=== EXERCISE DESCRIPTION ===
Without the pictures, write out all the lines below exactly as they appear.

=== INFORMATION SHOWN ===
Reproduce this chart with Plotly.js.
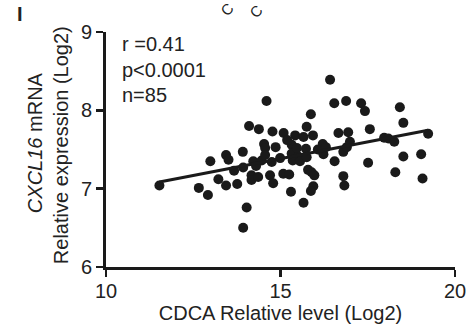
<!DOCTYPE html>
<html>
<head>
<meta charset="utf-8">
<script src="https://cdn.plot.ly/plotly-3.0.1.min.js"></script>
<style>html,body{margin:0;padding:0;background:#fff;}#chart{width:470px;height:331px;}</style>
</head>
<body>
<div id="chart"></div>
<script>
// CDCA relative level (Log2)
const cdca = [11.53,12.66,12.92,12.99,13.22,13.44,13.51,13.44,13.67,13.76,
              13.92,13.93,14.03,13.93,14.10,14.17,14.17,14.22,14.36,14.38,
              14.46,14.53,14.56,14.60,14.70,14.75,14.77,14.79,14.86,15.09,
              15.08,15.25,15.30,15.32,15.32,15.35,15.42,15.51,15.56,15.66,
              15.66,15.73,15.75,15.75,15.79,15.87,15.89,15.97,15.94,15.87,
              15.93,16.21,16.23,16.42,16.54,16.55,16.66,16.80,16.80,16.83,
              16.88,16.90,16.94,16.99,17.31,17.42,17.51,17.56,17.97,18.09,
              18.26,18.29,18.42,18.52,18.52,19.03,19.07,19.23,14.56,14.99,
              15.47,16.07,16.30,15.19,14.30];
// CXCL16 mRNA relative expression (Log2)
const cxcl16 = [7.04,7.01,6.92,7.35,7.12,7.43,7.37,7.04,7.23,7.06,
                7.47,7.27,6.76,6.50,7.80,7.17,7.11,7.35,7.15,7.76,
                7.36,7.57,7.52,8.12,7.17,7.34,7.73,7.07,7.53,7.71,
                7.19,7.18,6.96,7.56,7.45,7.36,7.68,7.41,7.35,7.66,
                6.82,7.51,7.79,7.40,7.24,7.95,7.21,7.17,7.03,6.97,
                7.68,7.57,7.44,8.39,8.09,7.35,7.71,7.47,7.16,7.04,
                8.12,7.53,7.72,7.60,8.09,7.99,7.33,7.76,7.65,7.64,
                7.60,7.21,8.04,7.84,7.41,7.44,7.13,7.70,7.43,7.39,
                7.52,7.50,7.53,7.62,7.29];
const xTicks = [10, 15, 20];
const yTicks = [6, 7, 8, 9];
const statLines = ["r =0.41", "p<0.0001", "n=85"];

// least-squares fit from the data
const n = cdca.length;
const mx = cdca.reduce((a,b)=>a+b,0)/n;
const my = cxcl16.reduce((a,b)=>a+b,0)/n;
let sxy = 0, sxx = 0;
for (let i=0;i<n;i++){ sxy += (cdca[i]-mx)*(cxcl16[i]-my); sxx += (cdca[i]-mx)**2; }
const slope = sxy/sxx, icpt = my - slope*mx;
const xmin = Math.min(...cdca), xmax = Math.max(...cdca);

const font = {family: "Liberation Sans, Arial, sans-serif", color: "#222"};
const F = s => Object.assign({size: s}, font);

const traces = [
  {x: cdca, y: cxcl16, type: "scatter", mode: "markers",
   marker: {size: 10, color: "#1a1a1a"}, cliponaxis: false, hoverinfo: "skip"},
  {x: [xmin, xmax], y: [icpt + slope*xmin, icpt + slope*xmax], type: "scatter", mode: "lines",
   line: {color: "#1a1a1a", width: 3}, hoverinfo: "skip"}
];

const W = 349, H = 234.7, L = 106, T = 32;
const px = v => (v - L)/W, py = v => (T + H - v)/H;

const annotations = statLines.map((t,i)=>({
  text: t, xref: "paper", yref: "paper", x: px(120), y: py(44 + i*25.5),
  xanchor: "left", yanchor: "middle", showarrow: false, font: F(20)
}));
annotations.push(
  {text: "<i>CXCL16</i> mRNA", xref: "paper", yref: "paper", x: px(35), y: py(143),
   textangle: -90, showarrow: false, xanchor: "center", yanchor: "middle", font: F(20)},
  {text: "Relative expression (Log2)", xref: "paper", yref: "paper", x: px(61), y: py(145),
   textangle: -90, showarrow: false, xanchor: "center", yanchor: "middle", font: F(20)},
  {text: "<b>I</b>", xref: "paper", yref: "paper", x: px(20), y: py(14),
   showarrow: false, xanchor: "center", yanchor: "middle", font: F(20)},
  {text: "C", xref: "paper", yref: "paper", x: px(227), y: py(10), textangle: -45,
   showarrow: false, xanchor: "center", yanchor: "middle", font: F(15)},
  {text: "C", xref: "paper", yref: "paper", x: px(256), y: py(12), textangle: -45,
   showarrow: false, xanchor: "center", yanchor: "middle", font: F(15)}
);

const axisCommon = {
  showline: true, linecolor: "#1a1a1a", linewidth: 3, mirror: false,
  ticks: "outside", ticklen: 7, tickwidth: 2.5, tickcolor: "#1a1a1a",
  showgrid: false, zeroline: false, fixedrange: true,
  tickfont: F(20)
};

const layout = {
  width: 470, height: 331,
  margin: {l: L, r: 470 - L - W, t: T, b: 331 - T - H},
  paper_bgcolor: "#fff", plot_bgcolor: "#fff",
  showlegend: false,
  xaxis: Object.assign({}, axisCommon, {range: [10, 20], tickvals: xTicks, ticktext: xTicks.map(String),
    ticklabelstandoff: -3,
    title: {text: "CDCA Relative level (Log2)", font: F(20), standoff: 4}}),
  yaxis: Object.assign({}, axisCommon, {range: [6, 9], tickvals: yTicks, ticktext: yTicks.map(String)}),
  annotations: annotations
};

Plotly.newPlot("chart", traces, layout, {displayModeBar: false, staticPlot: true});
</script>
</body>
</html>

=== IN RESPONSE ===
Reproduce this chart with Plotly.js.
<!DOCTYPE html>
<html>
<head>
<meta charset="utf-8">
<script src="https://cdn.plot.ly/plotly-3.0.1.min.js"></script>
<style>html,body{margin:0;padding:0;background:#fff;}#chart{width:470px;height:331px;}</style>
</head>
<body>
<div id="chart"></div>
<script>
// CDCA relative level (Log2)
const cdca = [11.53,12.66,12.92,12.99,13.22,13.44,13.51,13.44,13.67,13.76,
              13.92,13.93,14.03,13.93,14.10,14.17,14.17,14.22,14.36,14.38,
              14.46,14.53,14.56,14.60,14.70,14.75,14.77,14.79,14.86,15.09,
              15.08,15.25,15.30,15.32,15.32,15.35,15.42,15.51,15.56,15.66,
              15.66,15.73,15.75,15.75,15.79,15.87,15.89,15.97,15.94,15.87,
              15.93,16.21,16.23,16.42,16.54,16.55,16.66,16.80,16.80,16.83,
              16.88,16.90,16.94,16.99,17.31,17.42,17.51,17.56,17.97,18.09,
              18.26,18.29,18.42,18.52,18.52,19.03,19.07,19.23,14.56,14.99,
              15.47,16.07,16.30,15.19,14.30];
// CXCL16 mRNA relative expression (Log2)
const cxcl16 = [7.04,7.01,6.92,7.35,7.12,7.43,7.37,7.04,7.23,7.06,
                7.47,7.27,6.76,6.50,7.80,7.17,7.11,7.35,7.15,7.76,
                7.36,7.57,7.52,8.12,7.17,7.34,7.73,7.07,7.53,7.71,
                7.19,7.18,6.96,7.56,7.45,7.36,7.68,7.41,7.35,7.66,
                6.82,7.51,7.79,7.40,7.24,7.95,7.21,7.17,7.03,6.97,
                7.68,7.57,7.44,8.39,8.09,7.35,7.71,7.47,7.16,7.04,
                8.12,7.53,7.72,7.60,8.09,7.99,7.33,7.76,7.65,7.64,
                7.60,7.21,8.04,7.84,7.41,7.44,7.13,7.70,7.43,7.39,
                7.52,7.50,7.53,7.62,7.29];
const xTicks = [10, 15, 20];
const yTicks = [6, 7, 8, 9];
const statLines = ["r =0.41", "p<0.0001", "n=85"];

// least-squares fit from the data
const n = cdca.length;
const mx = cdca.reduce((a,b)=>a+b,0)/n;
const my = cxcl16.reduce((a,b)=>a+b,0)/n;
let sxy = 0, sxx = 0;
for (let i=0;i<n;i++){ sxy += (cdca[i]-mx)*(cxcl16[i]-my); sxx += (cdca[i]-mx)**2; }
const slope = sxy/sxx, icpt = my - slope*mx;
const xmin = Math.min(...cdca), xmax = Math.max(...cdca);

const font = {family: "Liberation Sans, Arial, sans-serif", color: "#222"};
const F = s => Object.assign({size: s}, font);

const traces = [
  {x: cdca, y: cxcl16, type: "scatter", mode: "markers",
   marker: {size: 10, color: "#1a1a1a"}, cliponaxis: false, hoverinfo: "skip"},
  {x: [xmin, xmax], y: [icpt + slope*xmin, icpt + slope*xmax], type: "scatter", mode: "lines",
   line: {color: "#1a1a1a", width: 3}, hoverinfo: "skip"}
];

const W = 349, H = 234.7, L = 106, T = 32;
const px = v => (v - L)/W, py = v => (T + H - v)/H;

const annotations = statLines.map((t,i)=>({
  text: t, xref: "paper", yref: "paper", x: px(120), y: py(44 + i*25.5),
  xanchor: "left", yanchor: "middle", showarrow: false, font: F(20)
}));
annotations.push(
  {text: "<i>CXCL16</i> mRNA", xref: "paper", yref: "paper", x: px(35), y: py(143),
   textangle: -90, showarrow: false, xanchor: "center", yanchor: "middle", font: F(20)},
  {text: "Relative expression (Log2)", xref: "paper", yref: "paper", x: px(61), y: py(145),
   textangle: -90, showarrow: false, xanchor: "center", yanchor: "middle", font: F(20)},
  {text: "<b>I</b>", xref: "paper", yref: "paper", x: px(20), y: py(14),
   showarrow: false, xanchor: "center", yanchor: "middle", font: F(20)},
  {text: "C", xref: "paper", yref: "paper", x: px(227), y: py(10), textangle: -45,
   showarrow: false, xanchor: "center", yanchor: "middle", font: F(15)},
  {text: "C", xref: "paper", yref: "paper", x: px(256), y: py(12), textangle: -45,
   showarrow: false, xanchor: "center", yanchor: "middle", font: F(15)}
);

const axisCommon = {
  showline: true, linecolor: "#1a1a1a", linewidth: 3, mirror: false,
  ticks: "outside", ticklen: 7, tickwidth: 2.5, tickcolor: "#1a1a1a",
  showgrid: false, zeroline: false, fixedrange: true,
  tickfont: F(20)
};

const layout = {
  width: 470, height: 331,
  margin: {l: L, r: 470 - L - W, t: T, b: 331 - T - H},
  paper_bgcolor: "#fff", plot_bgcolor: "#fff",
  showlegend: false,
  xaxis: Object.assign({}, axisCommon, {range: [10, 20], tickvals: xTicks, ticktext: xTicks.map(String),
    ticklabelstandoff: -3,
    title: {text: "CDCA Relative level (Log2)", font: F(20), standoff: 4}}),
  yaxis: Object.assign({}, axisCommon, {range: [6, 9], tickvals: yTicks, ticktext: yTicks.map(String)}),
  annotations: annotations
};

Plotly.newPlot("chart", traces, layout, {displayModeBar: false, staticPlot: true});
</script>
</body>
</html>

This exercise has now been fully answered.